I'm looking for a way to set up git respositories that include subsets of files from a larger repository, and inherit the history from that main repository. My primary motivation is to be able to share subsets of the code via GitHub.
I currently manage my research-related (mostly Matlab) code via a single git repository. The code itself is loosely organized into a handful of folders, with code dependencies that often cross over folders. I don't want to upload a remote copy of the whole repository, because it includes a lot of mixed projects that no one else would want in its entirety.

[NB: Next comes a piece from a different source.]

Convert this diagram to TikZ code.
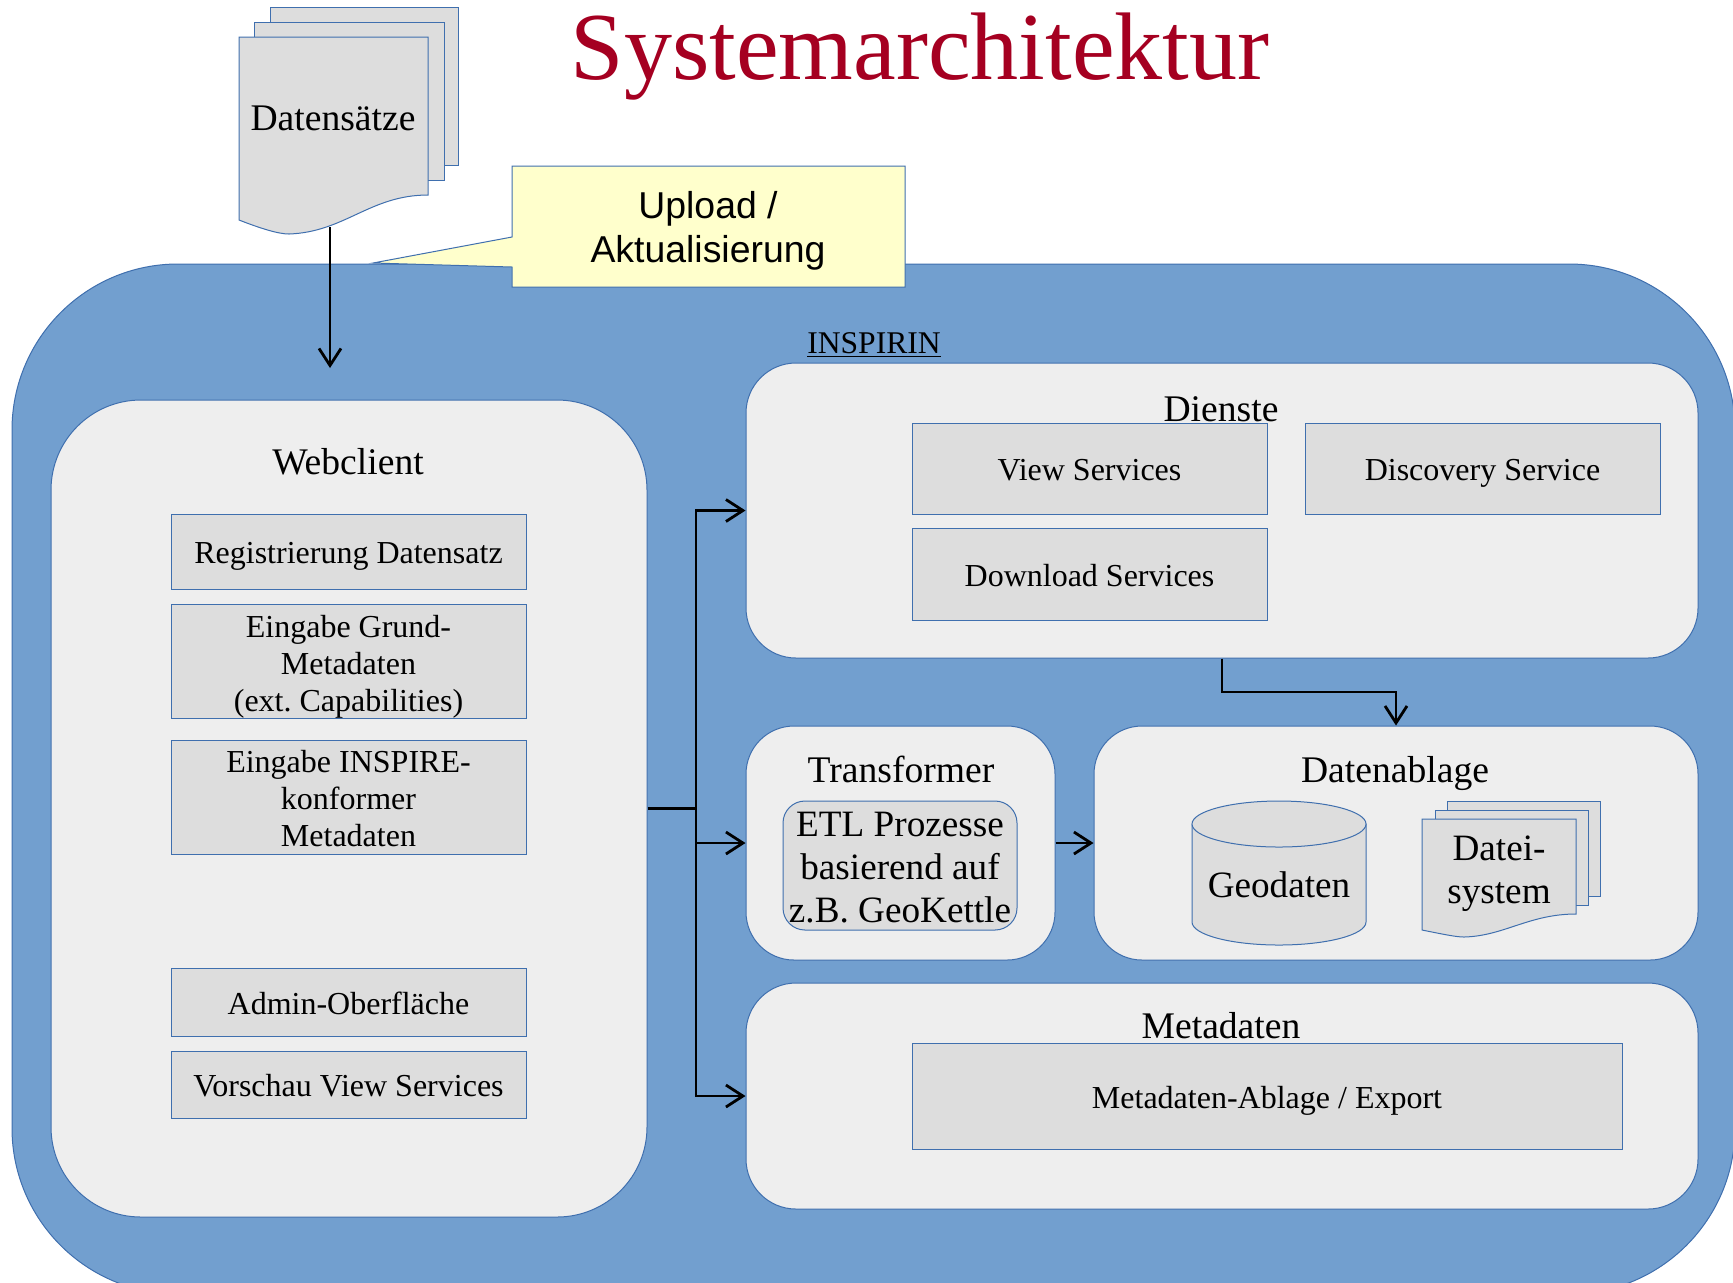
\documentclass[tikz,border=0pt]{standalone}
\usepackage{fontspec}
\setmainfont{Liberation Serif}
\newfontfamily\calloutfont{Liberation Sans}
\usetikzlibrary{arrows.meta}
\definecolor{bluebg}{HTML}{729FCF}
\definecolor{panelfill}{HTML}{EEEEEE}
\definecolor{boxfill}{HTML}{DDDDDD}
\definecolor{edgeblue}{HTML}{3F6FAE}
\definecolor{titlered}{HTML}{A50021}
\definecolor{calloutfill}{HTML}{FFFFCC}
\tikzset{
  outerpanel/.style={draw=edgeblue,fill=bluebg,line width=0.5pt,rounded corners=83pt,inner sep=0pt},
  panel/.style={draw=edgeblue,fill=panelfill,line width=0.5pt,inner sep=0pt},
  greybox/.style={draw=edgeblue,fill=boxfill,line width=0.5pt,inner sep=0pt,align=center,font=\fontsize{16}{18.5}\selectfont,text height=13pt,text depth=1pt},
  etlbox/.style={draw=edgeblue,fill=boxfill,line width=0.5pt,inner sep=0pt,rounded corners=11pt},
  sheet/.style={draw=edgeblue,fill=boxfill,line width=0.5pt},
  label/.style={inner sep=0pt,align=center,font=\fontsize{18.8}{21}\selectfont},
  smalllabel/.style={inner sep=0pt,align=center,font=\fontsize{16}{18.5}\selectfont},
  biglabel/.style={inner sep=0pt,align=center,font=\fontsize{18.6}{21.5}\selectfont},
  conn/.style={draw=black,line width=1.4pt,-{Straight Barb[length=8.5pt,width=11pt,line width=1.4pt]}},
  connplain/.style={draw=black,line width=1.4pt},
}
% style, name, x0, y0, x1, y1, text
\newcommand\pbox[7]{%
  \pgfmathsetmacro\pw{(#5-#3)*0.5}%
  \pgfmathsetmacro\ph{(#6-#4)*0.5}%
  \pgfmathsetmacro\pcx{(#3+#5)/2}%
  \pgfmathsetmacro\pcy{(#4+#6)/2}%
  \node[#1,minimum width=\pw pt,minimum height=\ph pt] (#2) at (\pcx,\pcy) {#7};%
}
\begin{document}
\frenchspacing
\begin{tikzpicture}[x=0.5pt,y=-0.5pt]
\useasboundingbox (0,0) rectangle (1733,1282);
\clip (0,0) rectangle (1733,1282);
\fill[white] (0,0) rectangle (1733,1282);

% outer panel
\pbox{outerpanel}{inspirin}{12}{264}{1735}{1294}{}

% title
\node[inner sep=0pt,text=titlered,font=\fontsize{48}{50}\selectfont] (title) at (920,57) {Systemarchitektur};

% Datensaetze stack
\draw[sheet] (270,7) rectangle (458,165);
\draw[sheet] (254,22) rectangle (444,180);
\draw[sheet] (239,37) -- (428,37) -- (428,195)
  .. controls (370,195) and (345,232) .. (289,234)
  .. controls (279,234) and (262,229) .. (239,220) -- cycle;
\node[label] (datensaetze) at (333,118) {Datensätze};
\coordinate (docfoot) at (330,227);
\coordinate (uploadend) at (330,368);

% callout
\draw[draw=edgeblue,fill=calloutfill,line width=0.5pt] (512,166) -- (905,166) -- (905,287) -- (512,287) -- (512,267) -- (373,263) -- (512,237) -- cycle;
\node[inner sep=0pt,align=center,font=\calloutfont\fontsize{18.7}{22}\selectfont] (upload) at (708,231) {Upload /\\Aktualisierung};

\node[inner sep=0pt,font=\fontsize{15.8}{18}\selectfont] (inspirinlabel) at (874,345) {\underline{INSPIRIN}};

% Webclient
\pbox{panel,rounded corners=45pt}{webclient}{51}{400}{647}{1217}{}
\node[label] (webtitle) at (348,462) {Webclient};
\pbox{greybox}{reg}{171}{514}{526}{589}{Registrierung Datensatz}
\pbox{greybox}{grund}{171}{604}{526}{718}{}
\node[smalllabel] (grundtext) at (348.5,666.5) {Eingabe Grund-\\Metadaten\\(ext. Capabilities)};
\pbox{greybox}{inspire}{171}{740}{526}{854}{}
\node[smalllabel] (inspiretext) at (348.5,799) {Eingabe INSPIRE-\\konformer\hspace*{3.3pt}\\Metadaten};
\pbox{greybox}{admin}{171}{968}{526}{1036}{Admin-Oberfläche}
\pbox{greybox}{vorschau}{171}{1051}{526}{1118}{Vorschau View Services}

% Dienste
\pbox{panel,rounded corners=25pt}{dienste}{746}{363}{1698}{658}{}
\node[label] (dienstetitle) at (1221,409) {Dienste};
\pbox{greybox}{view}{912}{423}{1267}{514}{View Services}
\pbox{greybox}{discovery}{1305}{423}{1660}{514}{Discovery Service}
\pbox{greybox}{download}{912}{528}{1267}{620}{Download Services}

% Transformer
\pbox{panel,rounded corners=24pt}{transformer}{746}{726}{1055}{960}{}
\node[label] (transtitle) at (901,769) {Transformer};
\pbox{etlbox}{etl}{783}{801}{1017}{930}{}
\node[biglabel] (etltext) at (900,868) {ETL Prozesse\\basierend auf\\z.B. GeoKettle};

% Datenablage
\pbox{panel,rounded corners=24pt}{datenablage}{1094}{726}{1698}{960}{}
\node[label] (ablagetitle) at (1395,773) {Datenablage};
\draw[sheet] (1192,824) -- (1192,922) arc[start angle=180,end angle=0,x radius=87,y radius=23] -- (1366,824) -- cycle;
\draw[sheet] (1279,824) ellipse[x radius=87,y radius=23];
\node[biglabel] (geodaten) at (1279,885) {Geodaten};
\draw[sheet] (1447,801) rectangle (1600,896);
\draw[sheet] (1435,810) rectangle (1588,905);
\draw[sheet] (1422,819) -- (1576,819) -- (1576,914)
  .. controls (1529,914) and (1504,936) .. (1464,937)
  .. controls (1456,937) and (1442,934) .. (1422,930) -- cycle;
\node[biglabel] (dateisystem) at (1499,874) {Datei-\\system};

% Metadaten
\pbox{panel,rounded corners=25pt}{metadaten}{746}{983}{1698}{1209}{}
\node[label] (metatitle) at (1221,1026) {Metadaten};
\pbox{greybox}{ablage}{912}{1043}{1622}{1149}{Metadaten-Ablage / Export}

% connectors
\coordinate (trunk) at (696,808.5);
\coordinate (dienstedrop) at (1222,692);
\draw[conn] (docfoot) -- (uploadend);
\draw[connplain] (webclient.east) -- (trunk);
\draw[conn] (trunk) |- (dienste.west);
\draw[conn] (trunk) |- (metadaten.west);
\draw[conn] (trunk |- transformer.west) -- (transformer.west);
\draw[conn] (transformer.east) -- (transformer.east -| datenablage.west);
\draw[conn] (dienste.south) -- (dienstedrop) -| (datenablage.north);
\end{tikzpicture}
\end{document}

My mental picture of this involves a separate repository for each project that tracks only the relevant files for that project, but inherits all the commits from the main repository. Ideally, I'd like to be able to tag versions within these sub-repositories separate from the main one, but that's not a necessity. I've looked into git submodules, subtrees, and gitslave, but all of these seem to assume that the subprojects are isolated collections of files, while in my case many subprojects share files with other subprojects. I also attempted to create a project-specific branch, git rm
-ing irrelevant files, but that fell apart as soon as I needed to merge changes from the main branch into the project branch (a mess of conflicts due to changes in project-deleted files).
The stats:
- 8096 files in main repository
- 14 subprojects I want to share
- 394 total files in those subprojects
- 276 files belong to only 1 project, 57 to 2, 60 to 3, and 1 to 6.
I currently share code by simply copying the relevant files to a new folder periodically for each project. But this means that the new copies have no commit history attached. Is there a more robust method of sharing these various subsets of code, and keeping them up to date with changes I make?